Based on this, the article makes the following causal claim:
If President Obama wins reelection by three or four Electoral College votes next month, the reason may be simple: noncitizens, mostly immigrants, who don’t have the right to vote.
But are immigrants really causing Obama to win reelection? Well, yes, but in a very narrow sense of causation. Presidential campaigns, if nothing else, are extremely strategic. The candidates receive a set of rules and base their strategies off the rules. In such a strategic world, you cannot change the rules and hold strategies as being constant, since the strategies are a function of the rules.
To better understand the relationship, consider the following game. All you have to do is pick A or B. If you pick A, I give you $1. If you pick B, I kill you.
Obviously, you are going to pick A. But that does not mean you prefer A. You just prefer the outcome associated with A. If I were to flip the rules on you and say A leads to your death and B pays you $1, you will suddenly really like B and really hate A.
So now imagine we switched the rules of the election to only grant electoral votes based on citizen population counts. Suddenly, some of Obama’s electoral maps are no longer winning strategies. Will Obama naively continue to pursue those strategies? Certainly not–not anymore than you would continue to select A after I switched A from rewarding $1 to killing you. Obama would spend more time and money in new “must-win” states. Romney would likely follow suit. Obama would probably campaign on different issues. Romney would as well. From here, it is not immediately clear who would win the election, since some red states might switch to blue states due to the new policy offerings and vice versa.
In fact, it is not even clear to me whether Romney would have been nominated or if Obama would have been elected in 2008 under the different set of rules. Indeed, the only clear implication of switching the rules is that both candidates would have selected more conservative policy positions. But this is exactly what you should expect when the median (electoral) voter shifts to the right.

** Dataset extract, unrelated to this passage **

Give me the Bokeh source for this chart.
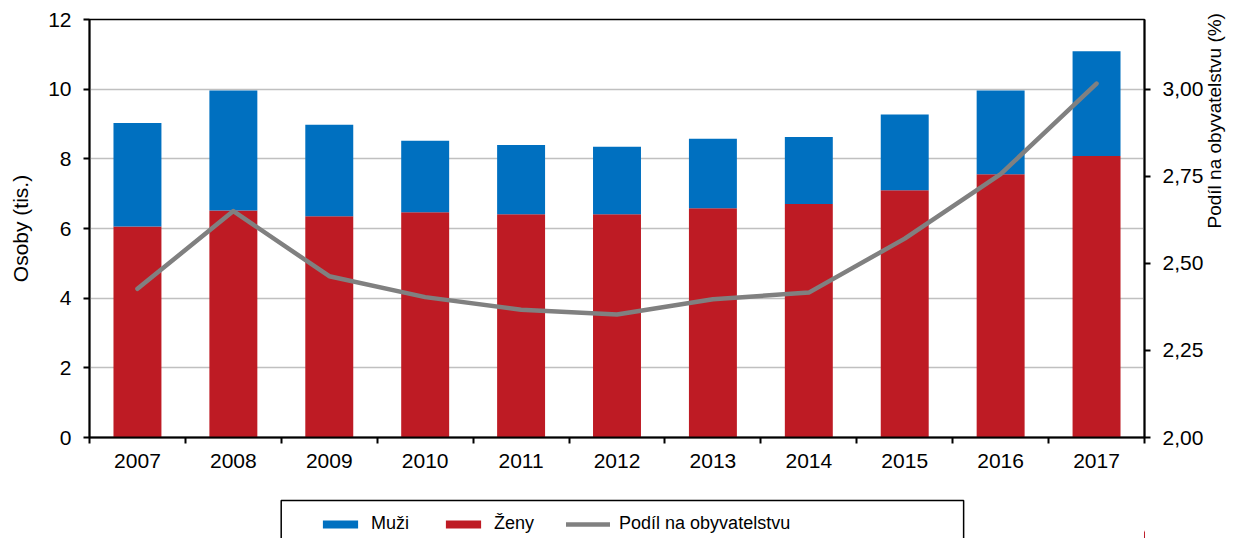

Overall, the original article reflects a common problem with our understanding of causation. James Fearon’s article on counterfactuals is a good reference here. When making a counterfactual argument, his guideline is that a premise A only causes B if in the absence of A we have an absence of B. In other words, when making causal arguments, we must give equal weight to the counterfactual story. What does a world without A look like? If we could still reasonably find that B persists in the absence of A, it is hard to claim that A causes B.
This process isn’t too difficult when players are nonstrategic. But throw in strategic players and you really have to do a lot of work. In fact, game theory has a whole process of calculating such changes called comparative statics. Comparative statics are known for producing brutally counterintuitive results. Below is an example with soccer penalty kicks. Strikers actually aim to their weaker side more often than their stronger side. Weird, right?
Absent learning a lot of game theory and learning how to calculate comparative statics, I suppose the moral of the story is to be very careful when making counterfactual claims and to seriously consider how the entire strategic interaction might change if you alter one of the inputs. Apologies for the somewhat unsatisfying conclusion.